» Aim of the exercise:
Print every entry, word for word, and skip the images.

» Charts and diagrams as code:
+ + + + + + +

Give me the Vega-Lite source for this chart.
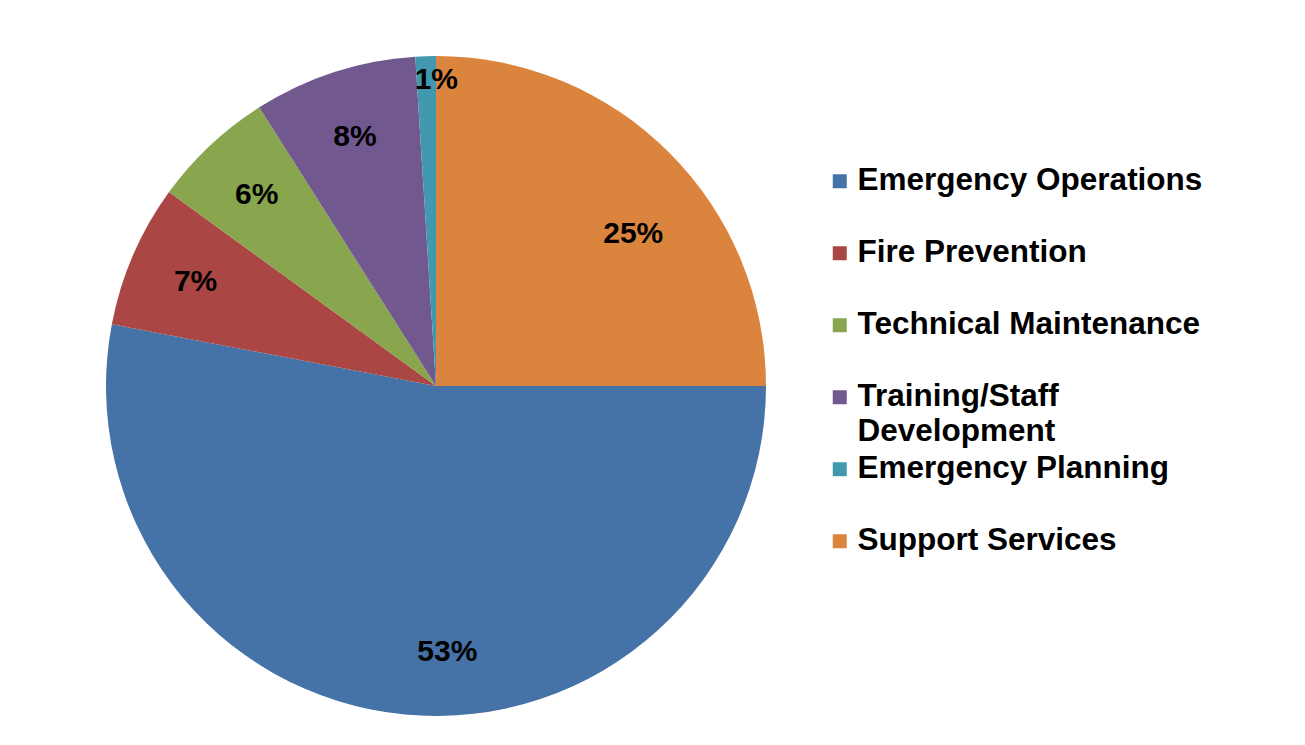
{
  "$schema": "https://vega.github.io/schema/vega-lite/v6.json",
  "width": 660,
  "height": 660,
  "padding": {"left": 106, "top": 56, "right": 539, "bottom": 29},
  "autosize": {"type": "none"},
  "background": "white",
  "config": {
    "view": {"stroke": null},
    "style": {"guide-label": {"lineHeight": 35}}
  },
  "data": {
    "values": [
      {"category": "Emergency Operations", "value": 53, "label": "53%", "rank": 1},
      {"category": "Fire Prevention", "value": 7, "label": "7%", "rank": 2},
      {"category": "Technical Maintenance", "value": 6, "label": "6%", "rank": 3},
      {"category": "Training/Staff Development", "value": 8, "label": "8%", "rank": 4},
      {"category": "Emergency Planning", "value": 1, "label": "1%", "rank": 5},
      {"category": "Support Services", "value": 25, "label": "25%", "rank": 6}
    ]
  },
  "encoding": {
    "theta": {"field": "value", "type": "quantitative", "stack": true, "scale": {"range": [1.5708, 7.854]}},
    "order": {"field": "rank", "type": "quantitative"}
  },
  "layer": [
    {
      "mark": {"type": "arc", "stroke": null},
      "encoding": {
        "color": {
          "field": "category",
          "type": "nominal",
          "scale": {
            "domain": ["Emergency Operations", "Fire Prevention", "Technical Maintenance", "Training/Staff Development", "Emergency Planning", "Support Services"],
            "range": ["#4572A7", "#AA4643", "#89A54E", "#71588F", "#4198AF", "#DB843D"]
          },
          "legend": {
            "title": null,
            "orient": "none",
            "legendX": 718,
            "legendY": 109.5,
            "symbolType": "square",
            "symbolSize": 196,
            "symbolStrokeWidth": 0,
            "labelFont": "Liberation Sans",
            "labelFontSize": 31.5,
            "labelFontWeight": "bold",
            "labelColor": "black",
            "labelLimit": 500,
            "labelOffset": 2,
            "rowPadding": 4,
            "gridAlign": "all",
            "labelExpr": "datum.label == 'Training/Staff Development' ? ['Training/Staff', 'Development'] : datum.label"
          }
        }
      }
    },
    {
      "mark": {"type": "text", "radius": 262, "font": "Liberation Sans", "fontSize": 30, "fontWeight": "bold", "color": "black"},
      "encoding": {
        "text": {"condition": {"test": "datum.value >= 6 && datum.value <= 8", "field": "label"}, "value": ""}
      }
    },
    {
      "mark": {"type": "text", "radius": 262, "dx": 36, "dy": 5, "font": "Liberation Sans", "fontSize": 30, "fontWeight": "bold", "color": "black"},
      "encoding": {
        "text": {"condition": {"test": "datum.value == 53", "field": "label"}, "value": ""}
      }
    },
    {
      "mark": {"type": "text", "radius": 262, "dx": 12, "dy": 33, "font": "Liberation Sans", "fontSize": 30, "fontWeight": "bold", "color": "black"},
      "encoding": {
        "text": {"condition": {"test": "datum.value == 25", "field": "label"}, "value": ""}
      }
    },
    {
      "mark": {"type": "text", "radius": 308, "dx": 10, "dy": 2, "font": "Liberation Sans", "fontSize": 30, "fontWeight": "bold", "color": "black"},
      "encoding": {
        "text": {"condition": {"test": "datum.value == 1", "field": "label"}, "value": ""}
      }
    }
  ]
}
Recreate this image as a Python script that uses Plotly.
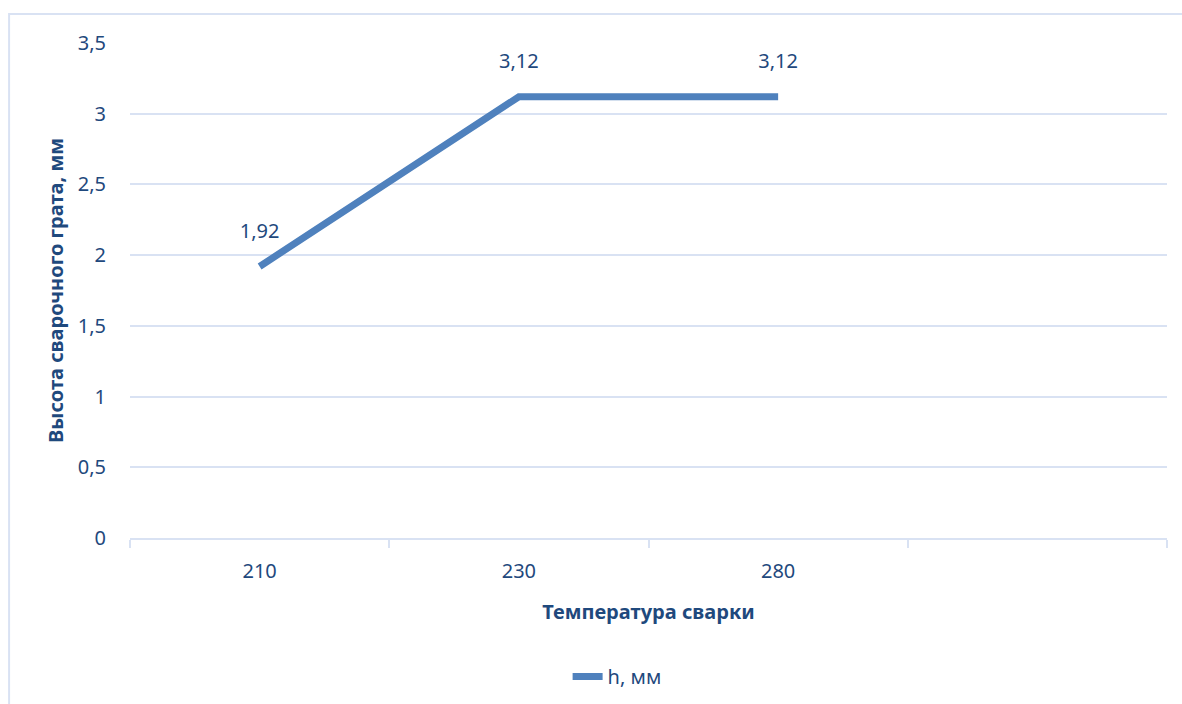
import plotly.graph_objects as go

categories = ["210", "230", "280", " "]
h_values = [1.92, 3.12, 3.12, None]
series_name = "h, мм"
x_title = "Температура сварки"
y_title = "Высота сварочного грата, мм"
y_ticks = [0, 0.5, 1, 1.5, 2, 2.5, 3, 3.5]

text_color = "#1F497D"
grid_color = "#D9E2F3"
line_color = "#4F81BD"
font_family = "Noto Sans, Open Sans, DejaVu Sans, sans-serif"
fs = 20

fig = go.Figure()
fig.add_trace(go.Scatter(
    x=categories,
    y=h_values,
    mode="lines",
    name=series_name,
    line=dict(color=line_color, width=7),
    connectgaps=False,
))
# data labels (same data), offset above the points
fig.add_trace(go.Scatter(
    x=categories,
    y=h_values,
    mode="markers+text",
    marker=dict(size=36, opacity=0, color=line_color),
    texttemplate="%{y:.2f}",
    textposition="top center",
    textfont=dict(size=fs, color=text_color, family=font_family),
    cliponaxis=False,
    showlegend=False,
    hoverinfo="skip",
))

fig.update_layout(
    width=1182, height=704,
    paper_bgcolor="white", plot_bgcolor="white",
    separators=", ",
    margin=dict(l=130, r=15, t=43, b=166, autoexpand=False),
    font=dict(family=font_family, size=fs, color=text_color),
    showlegend=True,
    legend=dict(orientation="h", x=0.422, xanchor="left", y=-0.28, yanchor="middle",
                font=dict(size=fs, color=text_color), bgcolor="rgba(0,0,0,0)"),
    shapes=[dict(type="rect", xref="paper", yref="paper",
                 x0=-0.1166, x1=1.05, y0=-0.4, y1=1.0586,
                 line=dict(color=grid_color, width=2), fillcolor="rgba(0,0,0,0)",
                 layer="below")],
)

fig.update_xaxes(
    type="category",
    categoryorder="array", categoryarray=categories,
    range=[-0.5, 3.5],
    tickson="boundaries",
    ticks="outside", ticklen=8, tickcolor=grid_color, tickwidth=1.5,
    showline=True, linecolor=grid_color, linewidth=1.5,
    showgrid=False,
    ticklabelstandoff=14,
    tickfont=dict(size=fs, color=text_color),
    title=dict(text=f"<b>{x_title}</b>", font=dict(size=fs, color=text_color), standoff=22),
)
fig.update_yaxes(
    range=[0, 3.5],
    tickvals=y_ticks,
    tickformat=".1~f",
    showgrid=True, gridcolor=grid_color, gridwidth=1.5,
    zeroline=False, showline=False,
    ticks="", ticklabelstandoff=23,
    tickfont=dict(size=fs, color=text_color),
    title=dict(text=f"<b>{y_title}</b>", font=dict(size=fs, color=text_color), standoff=8),
)

fig.write_html("out.html")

+ + + + + + +

» Reply to the exercise:
Give me the Vega-Lite source for this chart.
{
  "$schema": "https://vega.github.io/schema/vega-lite/v6.json",
  "width": 660,
  "height": 660,
  "padding": {"left": 106, "top": 56, "right": 539, "bottom": 29},
  "autosize": {"type": "none"},
  "background": "white",
  "config": {
    "view": {"stroke": null},
    "style": {"guide-label": {"lineHeight": 35}}
  },
  "data": {
    "values": [
      {"category": "Emergency Operations", "value": 53, "label": "53%", "rank": 1},
      {"category": "Fire Prevention", "value": 7, "label": "7%", "rank": 2},
      {"category": "Technical Maintenance", "value": 6, "label": "6%", "rank": 3},
      {"category": "Training/Staff Development", "value": 8, "label": "8%", "rank": 4},
      {"category": "Emergency Planning", "value": 1, "label": "1%", "rank": 5},
      {"category": "Support Services", "value": 25, "label": "25%", "rank": 6}
    ]
  },
  "encoding": {
    "theta": {"field": "value", "type": "quantitative", "stack": true, "scale": {"range": [1.5708, 7.854]}},
    "order": {"field": "rank", "type": "quantitative"}
  },
  "layer": [
    {
      "mark": {"type": "arc", "stroke": null},
      "encoding": {
        "color": {
          "field": "category",
          "type": "nominal",
          "scale": {
            "domain": ["Emergency Operations", "Fire Prevention", "Technical Maintenance", "Training/Staff Development", "Emergency Planning", "Support Services"],
            "range": ["#4572A7", "#AA4643", "#89A54E", "#71588F", "#4198AF", "#DB843D"]
          },
          "legend": {
            "title": null,
            "orient": "none",
            "legendX": 718,
            "legendY": 109.5,
            "symbolType": "square",
            "symbolSize": 196,
            "symbolStrokeWidth": 0,
            "labelFont": "Liberation Sans",
            "labelFontSize": 31.5,
            "labelFontWeight": "bold",
            "labelColor": "black",
            "labelLimit": 500,
            "labelOffset": 2,
            "rowPadding": 4,
            "gridAlign": "all",
            "labelExpr": "datum.label == 'Training/Staff Development' ? ['Training/Staff', 'Development'] : datum.label"
          }
        }
      }
    },
    {
      "mark": {"type": "text", "radius": 262, "font": "Liberation Sans", "fontSize": 30, "fontWeight": "bold", "color": "black"},
      "encoding": {
        "text": {"condition": {"test": "datum.value >= 6 && datum.value <= 8", "field": "label"}, "value": ""}
      }
    },
    {
      "mark": {"type": "text", "radius": 262, "dx": 36, "dy": 5, "font": "Liberation Sans", "fontSize": 30, "fontWeight": "bold", "color": "black"},
      "encoding": {
        "text": {"condition": {"test": "datum.value == 53", "field": "label"}, "value": ""}
      }
    },
    {
      "mark": {"type": "text", "radius": 262, "dx": 12, "dy": 33, "font": "Liberation Sans", "fontSize": 30, "fontWeight": "bold", "color": "black"},
      "encoding": {
        "text": {"condition": {"test": "datum.value == 25", "field": "label"}, "value": ""}
      }
    },
    {
      "mark": {"type": "text", "radius": 308, "dx": 10, "dy": 2, "font": "Liberation Sans", "fontSize": 30, "fontWeight": "bold", "color": "black"},
      "encoding": {
        "text": {"condition": {"test": "datum.value == 1", "field": "label"}, "value": ""}
      }
    }
  ]
}
Recreate this image as a Python script that uses Plotly.
import plotly.graph_objects as go

categories = ["210", "230", "280", " "]
h_values = [1.92, 3.12, 3.12, None]
series_name = "h, мм"
x_title = "Температура сварки"
y_title = "Высота сварочного грата, мм"
y_ticks = [0, 0.5, 1, 1.5, 2, 2.5, 3, 3.5]

text_color = "#1F497D"
grid_color = "#D9E2F3"
line_color = "#4F81BD"
font_family = "Noto Sans, Open Sans, DejaVu Sans, sans-serif"
fs = 20

fig = go.Figure()
fig.add_trace(go.Scatter(
    x=categories,
    y=h_values,
    mode="lines",
    name=series_name,
    line=dict(color=line_color, width=7),
    connectgaps=False,
))
# data labels (same data), offset above the points
fig.add_trace(go.Scatter(
    x=categories,
    y=h_values,
    mode="markers+text",
    marker=dict(size=36, opacity=0, color=line_color),
    texttemplate="%{y:.2f}",
    textposition="top center",
    textfont=dict(size=fs, color=text_color, family=font_family),
    cliponaxis=False,
    showlegend=False,
    hoverinfo="skip",
))

fig.update_layout(
    width=1182, height=704,
    paper_bgcolor="white", plot_bgcolor="white",
    separators=", ",
    margin=dict(l=130, r=15, t=43, b=166, autoexpand=False),
    font=dict(family=font_family, size=fs, color=text_color),
    showlegend=True,
    legend=dict(orientation="h", x=0.422, xanchor="left", y=-0.28, yanchor="middle",
                font=dict(size=fs, color=text_color), bgcolor="rgba(0,0,0,0)"),
    shapes=[dict(type="rect", xref="paper", yref="paper",
                 x0=-0.1166, x1=1.05, y0=-0.4, y1=1.0586,
                 line=dict(color=grid_color, width=2), fillcolor="rgba(0,0,0,0)",
                 layer="below")],
)

fig.update_xaxes(
    type="category",
    categoryorder="array", categoryarray=categories,
    range=[-0.5, 3.5],
    tickson="boundaries",
    ticks="outside", ticklen=8, tickcolor=grid_color, tickwidth=1.5,
    showline=True, linecolor=grid_color, linewidth=1.5,
    showgrid=False,
    ticklabelstandoff=14,
    tickfont=dict(size=fs, color=text_color),
    title=dict(text=f"<b>{x_title}</b>", font=dict(size=fs, color=text_color), standoff=22),
)
fig.update_yaxes(
    range=[0, 3.5],
    tickvals=y_ticks,
    tickformat=".1~f",
    showgrid=True, gridcolor=grid_color, gridwidth=1.5,
    zeroline=False, showline=False,
    ticks="", ticklabelstandoff=23,
    tickfont=dict(size=fs, color=text_color),
    title=dict(text=f"<b>{y_title}</b>", font=dict(size=fs, color=text_color), standoff=8),
)

fig.write_html("out.html")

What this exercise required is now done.